With his piercing question, Jesus, far from excusing ingratitude, exposes it and laments its pervasiveness.
2. ‘Where are the nine?’
Similar to the first, Jesus’s second question hints at the sting of ingratitude. Only one among ten men had a heart that was properly oriented toward God in that moment. Only one returned — only one — when all should have done so. Where were the rest? Hadn’t they also believed, obeyed, and been healed?
The 9:1 ratio confronts believers with the possibility that we, too, might be among the nine. We may want to believe we’re the one who came back, singular in virtue, but this encounter causes us to pause and take stock. Are we among the nine? Too often, we also are slow to perceive God’s grace in our lives. We blithely go about our business, consuming God’s good gifts, when, much like the lone leper, we ought to turn back and sing with the hymn,
Dissolved by thy goodness, I fall to the ground
And weep to the praise of the mercy I’ve found.
3. ‘Was no one found except this foreigner?’
The third question distinguishes the lone leper as a foreigner among Jesus’s people; Luke identifies him as a Samaritan (Luke 17:16). We might expect to find hearts rightly oriented toward God among the people with whom Jesus lived and served, but the sorry state of affairs was this: Most of Jesus’s countrymen rejected him. He received little gratitude from those he came to save, and little praise to God issued from their mouths. Those who professed to love God best not only rejected Jesus but murdered him. More often, it was the foreigners and the social outcasts who were quicker to perceive God’s grace to them in Jesus. It was they who begged not to be parted from him (Luke 8:38).
Jesus’s piercing questions unmask our own hearts. Are we quick to see God’s grace at work in our lives and praise him for it? Do we thank those who are his means of accomplishing his good purposes?
Jesus Kept Walking
However spotty our gratitude-record toward God may be, our failures do little to diminish the pain when we experience the sting of ingratitude. The wounds from ungrateful children, spouses, friends, church members, and church leaders have barely scabbed over; they remain ready to break open and bleed again.

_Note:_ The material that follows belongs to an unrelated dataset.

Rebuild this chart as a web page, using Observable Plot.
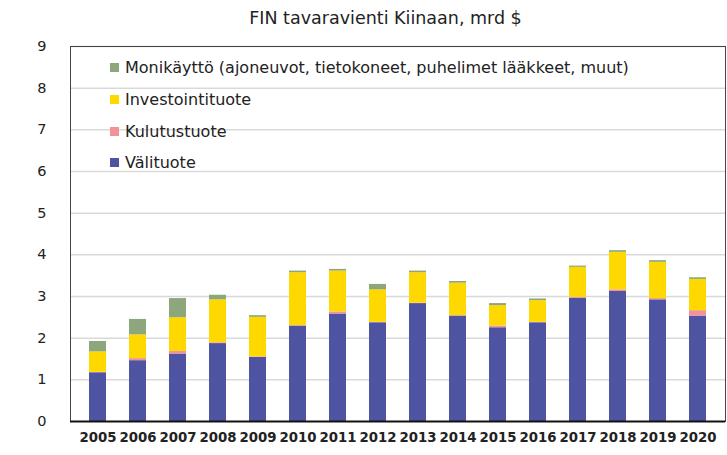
<!DOCTYPE html>
<html><head><meta charset="utf-8">
<script src="https://cdn.jsdelivr.net/npm/d3@7"></script>
<script src="https://cdn.jsdelivr.net/npm/@observablehq/plot@0.6"></script>
<style>
body{margin:0;background:#fff;font-family:"DejaVu Sans",sans-serif;}
#wrap{position:relative;width:727px;height:455px;overflow:hidden;}
#title{height:34px;line-height:36px;text-align:center;font-size:17.5px;color:#222;padding-left:44px;}
#legend{position:absolute;left:110px;top:52px;font-size:16px;color:#222;}
.row{height:31.7px;display:flex;align-items:center;}
.sw{width:9px;height:9px;margin-right:6px;}
</style></head>
<body><div id="wrap"><div id="title">FIN tavaravienti Kiinaan, mrd $</div><div id="legend"></div></div>
<script>
const years = ["2005","2006","2007","2008","2009","2010","2011","2012","2013","2014","2015","2016","2017","2018","2019","2020"];
const series = ["Välituote","Kulutustuote","Investointituote","Monikäyttö (ajoneuvot, tietokoneet, puhelimet lääkkeet, muut)"];
const colors = ["#4E54A1","#F4929B","#FFD800","#8DA67C"];
const valituote      = [1.17,1.46,1.62,1.87,1.54,2.29,2.58,2.37,2.83,2.53,2.25,2.37,2.96,3.12,2.92,2.53];
const kulutustuote   = [0.01,0.05,0.06,0.02,0.01,0.01,0.05,0.01,0.01,0.01,0.04,0.01,0.02,0.04,0.03,0.13];
const investointi    = [0.49,0.57,0.81,1.03,0.95,1.27,0.98,0.78,0.73,0.78,0.49,0.52,0.72,0.90,0.87,0.75];
const monikaytto     = [0.25,0.37,0.46,0.11,0.04,0.04,0.04,0.13,0.04,0.04,0.05,0.04,0.03,0.04,0.04,0.04];
const yTicks = [0,1,2,3,4,5,6,7,8,9];

const cols = [valituote, kulutustuote, investointi, monikaytto];
const data = [];
series.forEach((s, i) => years.forEach((y, j) => data.push({year: y, series: s, value: cols[i][j]})));

const chart = Plot.plot({
  width: 727, height: 421,
  marginLeft: 70, marginRight: 2, marginTop: 12, marginBottom: 34,
  style: {fontFamily: "'DejaVu Sans', sans-serif", color: "#222", background: "#fff"},
  x: {domain: years, paddingInner: 0.57, paddingOuter: 0.285, label: null, tickSize: 0, tickPadding: 10},
  y: {domain: [0, 9], ticks: yTicks, label: null, tickSize: 0, tickPadding: 24},
  color: {domain: series, range: colors},
  marks: [
    Plot.gridY(yTicks.filter(d => d > 0), {stroke: "#D9D9D9", strokeOpacity: 1, strokeWidth: 1.5}),
    Plot.barY(data, {x: "year", y: "value", fill: "series", order: series}),
    Plot.frame({stroke: "#444", strokeWidth: 1}),
    Plot.ruleY([0], {stroke: "#111", strokeWidth: 2}),
    Plot.axisY({ticks: yTicks, tickSize: 0, tickPadding: 24, fontSize: 14.5, label: null}),
    Plot.axisX({tickSize: 0, tickPadding: 11, fontSize: 13.3, fontWeight: "bold", label: null})
  ]
});
document.getElementById("wrap").appendChild(chart);

const lg = document.getElementById("legend");
[3,2,1,0].forEach(i => {
  const r = document.createElement("div"); r.className = "row";
  const s = document.createElement("div"); s.className = "sw"; s.style.background = colors[i];
  const t = document.createElement("span"); t.textContent = series[i];
  r.appendChild(s); r.appendChild(t); lg.appendChild(r);
});
</script></body></html>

And when they do, bitterness floods our thoughts, and pride and anger seek to reestablish dominion in our hearts.
But a soothing ointment for those wounds is found in fellowship with Jesus, who knows — better than anyone — the sting of ingratitude. Within this fellowship, Jesus sets the example for us. It isn’t wrong to feel the sting of ingratitude or to expose its pervasiveness. We need not excuse the behavior. Oh, the other nine were so overcome with joy, it drove every other thought from their minds. But neither need others’ ingratitude keep us from joy in God, obedience to his will, and persistent love for ungrateful neighbors. We need not linger over the sting any longer than Jesus did.
You see, after this episode, undeterred by the continual ingratitude of his people, Jesus once more “set his face to go to Jerusalem” (Luke 9:51). There were more miles to walk, more people to heal, more sins to forgive, more parables to tell. Zacchaeus would be waiting in a sycamore tree, and a blind beggar along the Jericho road. There was the Last Supper to prepare and eleventh-hour instructions to give his disciples. There was the cross, the grave, and the crown. The hours were short, and nothing would prevent Jesus from completing his journey.
So we walk Jesus’s steps after him, following as closely as we dare. Aware that few may praise God, few may return to thank us, and those who do are often the ones we’d least expect, we nevertheless set our faces to Jerusalem and take up our appointed crosses, for the time is short, and much remains to be done.